*Data shown:*
•••••

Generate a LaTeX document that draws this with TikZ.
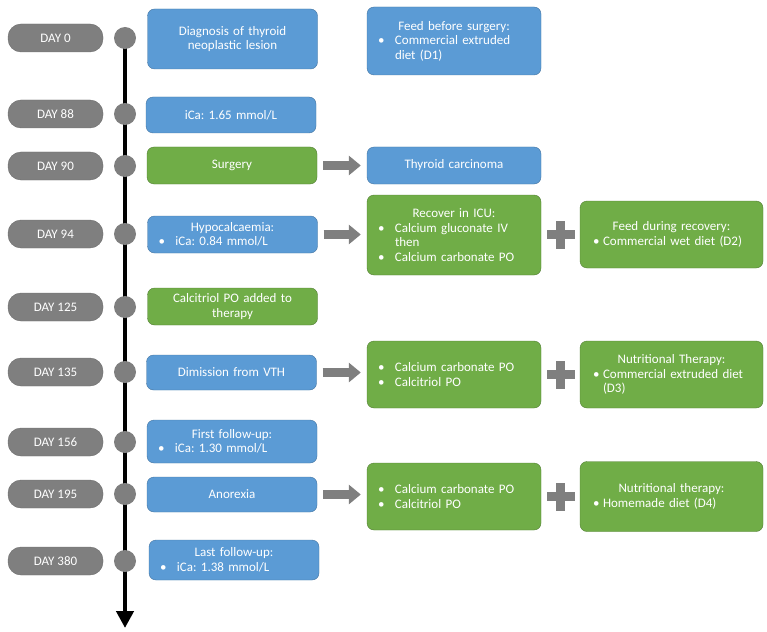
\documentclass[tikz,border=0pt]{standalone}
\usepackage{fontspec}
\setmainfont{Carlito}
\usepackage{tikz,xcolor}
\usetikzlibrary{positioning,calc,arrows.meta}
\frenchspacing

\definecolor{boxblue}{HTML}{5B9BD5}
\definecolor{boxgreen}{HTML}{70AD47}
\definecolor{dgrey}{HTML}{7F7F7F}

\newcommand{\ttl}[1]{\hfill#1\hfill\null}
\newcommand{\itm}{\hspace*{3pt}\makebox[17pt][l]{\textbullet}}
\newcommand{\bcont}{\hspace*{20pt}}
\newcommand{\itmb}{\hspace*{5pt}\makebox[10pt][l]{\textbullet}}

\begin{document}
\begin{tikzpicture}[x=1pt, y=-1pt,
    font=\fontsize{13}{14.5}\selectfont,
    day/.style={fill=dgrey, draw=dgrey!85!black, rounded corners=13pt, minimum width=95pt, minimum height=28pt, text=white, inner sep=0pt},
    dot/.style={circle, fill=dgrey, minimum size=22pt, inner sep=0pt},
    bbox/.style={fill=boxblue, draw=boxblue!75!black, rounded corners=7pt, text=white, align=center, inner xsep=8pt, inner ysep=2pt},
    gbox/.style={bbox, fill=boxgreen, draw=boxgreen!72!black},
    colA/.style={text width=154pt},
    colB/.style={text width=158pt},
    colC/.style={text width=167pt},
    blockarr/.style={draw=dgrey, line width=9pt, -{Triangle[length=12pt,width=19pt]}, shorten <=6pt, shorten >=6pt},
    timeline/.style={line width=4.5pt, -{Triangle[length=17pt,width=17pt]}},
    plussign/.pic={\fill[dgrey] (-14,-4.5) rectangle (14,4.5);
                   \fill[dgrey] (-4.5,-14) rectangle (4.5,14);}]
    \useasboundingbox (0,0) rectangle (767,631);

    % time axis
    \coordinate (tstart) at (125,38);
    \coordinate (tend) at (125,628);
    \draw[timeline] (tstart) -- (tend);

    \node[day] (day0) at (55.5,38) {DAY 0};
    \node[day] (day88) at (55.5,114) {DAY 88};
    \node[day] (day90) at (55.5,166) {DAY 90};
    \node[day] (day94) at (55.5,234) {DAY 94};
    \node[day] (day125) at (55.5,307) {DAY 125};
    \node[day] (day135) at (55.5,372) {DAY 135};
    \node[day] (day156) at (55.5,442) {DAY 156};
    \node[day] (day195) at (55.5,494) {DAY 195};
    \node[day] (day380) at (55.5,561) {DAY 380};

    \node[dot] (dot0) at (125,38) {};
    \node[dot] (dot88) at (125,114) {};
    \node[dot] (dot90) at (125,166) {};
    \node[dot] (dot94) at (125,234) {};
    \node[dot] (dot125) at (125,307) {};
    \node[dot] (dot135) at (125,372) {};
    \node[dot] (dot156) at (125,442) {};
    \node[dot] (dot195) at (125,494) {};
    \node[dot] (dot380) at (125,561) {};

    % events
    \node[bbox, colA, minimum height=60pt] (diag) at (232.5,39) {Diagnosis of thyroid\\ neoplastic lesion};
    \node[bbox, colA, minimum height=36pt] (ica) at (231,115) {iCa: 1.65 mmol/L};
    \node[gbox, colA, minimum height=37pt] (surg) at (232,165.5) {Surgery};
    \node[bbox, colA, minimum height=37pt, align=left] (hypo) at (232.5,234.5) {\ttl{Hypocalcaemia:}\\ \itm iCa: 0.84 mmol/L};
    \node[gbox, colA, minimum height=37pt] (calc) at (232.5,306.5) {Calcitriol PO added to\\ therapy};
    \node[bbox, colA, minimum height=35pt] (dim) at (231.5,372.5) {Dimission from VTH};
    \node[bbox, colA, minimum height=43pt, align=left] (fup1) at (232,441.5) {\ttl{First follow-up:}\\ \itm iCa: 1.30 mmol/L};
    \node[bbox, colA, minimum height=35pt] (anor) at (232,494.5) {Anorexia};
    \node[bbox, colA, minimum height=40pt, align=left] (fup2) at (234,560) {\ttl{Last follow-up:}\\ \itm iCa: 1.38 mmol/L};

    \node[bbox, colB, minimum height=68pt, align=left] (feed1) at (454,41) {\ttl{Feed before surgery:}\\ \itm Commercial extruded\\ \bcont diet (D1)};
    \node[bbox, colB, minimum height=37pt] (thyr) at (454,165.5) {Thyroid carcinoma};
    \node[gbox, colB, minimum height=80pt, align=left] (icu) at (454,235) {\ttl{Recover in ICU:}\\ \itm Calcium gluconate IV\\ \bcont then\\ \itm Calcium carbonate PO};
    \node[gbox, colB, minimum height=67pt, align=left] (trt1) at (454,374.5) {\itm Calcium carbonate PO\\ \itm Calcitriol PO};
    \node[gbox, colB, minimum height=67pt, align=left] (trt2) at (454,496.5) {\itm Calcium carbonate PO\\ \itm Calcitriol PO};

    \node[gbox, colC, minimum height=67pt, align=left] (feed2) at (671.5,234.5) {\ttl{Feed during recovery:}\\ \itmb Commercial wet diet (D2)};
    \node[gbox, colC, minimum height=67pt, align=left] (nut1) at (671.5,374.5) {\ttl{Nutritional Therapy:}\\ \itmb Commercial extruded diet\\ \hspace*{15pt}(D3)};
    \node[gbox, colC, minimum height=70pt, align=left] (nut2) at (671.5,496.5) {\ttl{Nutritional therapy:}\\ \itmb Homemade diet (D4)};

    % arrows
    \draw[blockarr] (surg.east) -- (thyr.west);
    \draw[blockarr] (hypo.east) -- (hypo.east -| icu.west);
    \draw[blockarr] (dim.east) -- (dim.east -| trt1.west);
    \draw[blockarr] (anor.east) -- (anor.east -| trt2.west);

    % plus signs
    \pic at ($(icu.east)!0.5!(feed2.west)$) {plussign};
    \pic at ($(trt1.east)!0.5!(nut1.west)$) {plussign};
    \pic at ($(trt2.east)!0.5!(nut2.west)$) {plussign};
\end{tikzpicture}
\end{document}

•••••

*Problem requirements:* Except for the pictures, give all the material above again verbatim.

*Full answer:*
Generate a LaTeX document that draws this with TikZ.
\documentclass[tikz,border=0pt]{standalone}
\usepackage{fontspec}
\setmainfont{Carlito}
\usepackage{tikz,xcolor}
\usetikzlibrary{positioning,calc,arrows.meta}
\frenchspacing

\definecolor{boxblue}{HTML}{5B9BD5}
\definecolor{boxgreen}{HTML}{70AD47}
\definecolor{dgrey}{HTML}{7F7F7F}

\newcommand{\ttl}[1]{\hfill#1\hfill\null}
\newcommand{\itm}{\hspace*{3pt}\makebox[17pt][l]{\textbullet}}
\newcommand{\bcont}{\hspace*{20pt}}
\newcommand{\itmb}{\hspace*{5pt}\makebox[10pt][l]{\textbullet}}

\begin{document}
\begin{tikzpicture}[x=1pt, y=-1pt,
    font=\fontsize{13}{14.5}\selectfont,
    day/.style={fill=dgrey, draw=dgrey!85!black, rounded corners=13pt, minimum width=95pt, minimum height=28pt, text=white, inner sep=0pt},
    dot/.style={circle, fill=dgrey, minimum size=22pt, inner sep=0pt},
    bbox/.style={fill=boxblue, draw=boxblue!75!black, rounded corners=7pt, text=white, align=center, inner xsep=8pt, inner ysep=2pt},
    gbox/.style={bbox, fill=boxgreen, draw=boxgreen!72!black},
    colA/.style={text width=154pt},
    colB/.style={text width=158pt},
    colC/.style={text width=167pt},
    blockarr/.style={draw=dgrey, line width=9pt, -{Triangle[length=12pt,width=19pt]}, shorten <=6pt, shorten >=6pt},
    timeline/.style={line width=4.5pt, -{Triangle[length=17pt,width=17pt]}},
    plussign/.pic={\fill[dgrey] (-14,-4.5) rectangle (14,4.5);
                   \fill[dgrey] (-4.5,-14) rectangle (4.5,14);}]
    \useasboundingbox (0,0) rectangle (767,631);

    % time axis
    \coordinate (tstart) at (125,38);
    \coordinate (tend) at (125,628);
    \draw[timeline] (tstart) -- (tend);

    \node[day] (day0) at (55.5,38) {DAY 0};
    \node[day] (day88) at (55.5,114) {DAY 88};
    \node[day] (day90) at (55.5,166) {DAY 90};
    \node[day] (day94) at (55.5,234) {DAY 94};
    \node[day] (day125) at (55.5,307) {DAY 125};
    \node[day] (day135) at (55.5,372) {DAY 135};
    \node[day] (day156) at (55.5,442) {DAY 156};
    \node[day] (day195) at (55.5,494) {DAY 195};
    \node[day] (day380) at (55.5,561) {DAY 380};

    \node[dot] (dot0) at (125,38) {};
    \node[dot] (dot88) at (125,114) {};
    \node[dot] (dot90) at (125,166) {};
    \node[dot] (dot94) at (125,234) {};
    \node[dot] (dot125) at (125,307) {};
    \node[dot] (dot135) at (125,372) {};
    \node[dot] (dot156) at (125,442) {};
    \node[dot] (dot195) at (125,494) {};
    \node[dot] (dot380) at (125,561) {};

    % events
    \node[bbox, colA, minimum height=60pt] (diag) at (232.5,39) {Diagnosis of thyroid\\ neoplastic lesion};
    \node[bbox, colA, minimum height=36pt] (ica) at (231,115) {iCa: 1.65 mmol/L};
    \node[gbox, colA, minimum height=37pt] (surg) at (232,165.5) {Surgery};
    \node[bbox, colA, minimum height=37pt, align=left] (hypo) at (232.5,234.5) {\ttl{Hypocalcaemia:}\\ \itm iCa: 0.84 mmol/L};
    \node[gbox, colA, minimum height=37pt] (calc) at (232.5,306.5) {Calcitriol PO added to\\ therapy};
    \node[bbox, colA, minimum height=35pt] (dim) at (231.5,372.5) {Dimission from VTH};
    \node[bbox, colA, minimum height=43pt, align=left] (fup1) at (232,441.5) {\ttl{First follow-up:}\\ \itm iCa: 1.30 mmol/L};
    \node[bbox, colA, minimum height=35pt] (anor) at (232,494.5) {Anorexia};
    \node[bbox, colA, minimum height=40pt, align=left] (fup2) at (234,560) {\ttl{Last follow-up:}\\ \itm iCa: 1.38 mmol/L};

    \node[bbox, colB, minimum height=68pt, align=left] (feed1) at (454,41) {\ttl{Feed before surgery:}\\ \itm Commercial extruded\\ \bcont diet (D1)};
    \node[bbox, colB, minimum height=37pt] (thyr) at (454,165.5) {Thyroid carcinoma};
    \node[gbox, colB, minimum height=80pt, align=left] (icu) at (454,235) {\ttl{Recover in ICU:}\\ \itm Calcium gluconate IV\\ \bcont then\\ \itm Calcium carbonate PO};
    \node[gbox, colB, minimum height=67pt, align=left] (trt1) at (454,374.5) {\itm Calcium carbonate PO\\ \itm Calcitriol PO};
    \node[gbox, colB, minimum height=67pt, align=left] (trt2) at (454,496.5) {\itm Calcium carbonate PO\\ \itm Calcitriol PO};

    \node[gbox, colC, minimum height=67pt, align=left] (feed2) at (671.5,234.5) {\ttl{Feed during recovery:}\\ \itmb Commercial wet diet (D2)};
    \node[gbox, colC, minimum height=67pt, align=left] (nut1) at (671.5,374.5) {\ttl{Nutritional Therapy:}\\ \itmb Commercial extruded diet\\ \hspace*{15pt}(D3)};
    \node[gbox, colC, minimum height=70pt, align=left] (nut2) at (671.5,496.5) {\ttl{Nutritional therapy:}\\ \itmb Homemade diet (D4)};

    % arrows
    \draw[blockarr] (surg.east) -- (thyr.west);
    \draw[blockarr] (hypo.east) -- (hypo.east -| icu.west);
    \draw[blockarr] (dim.east) -- (dim.east -| trt1.west);
    \draw[blockarr] (anor.east) -- (anor.east -| trt2.west);

    % plus signs
    \pic at ($(icu.east)!0.5!(feed2.west)$) {plussign};
    \pic at ($(trt1.east)!0.5!(nut1.west)$) {plussign};
    \pic at ($(trt2.east)!0.5!(nut2.west)$) {plussign};
\end{tikzpicture}
\end{document}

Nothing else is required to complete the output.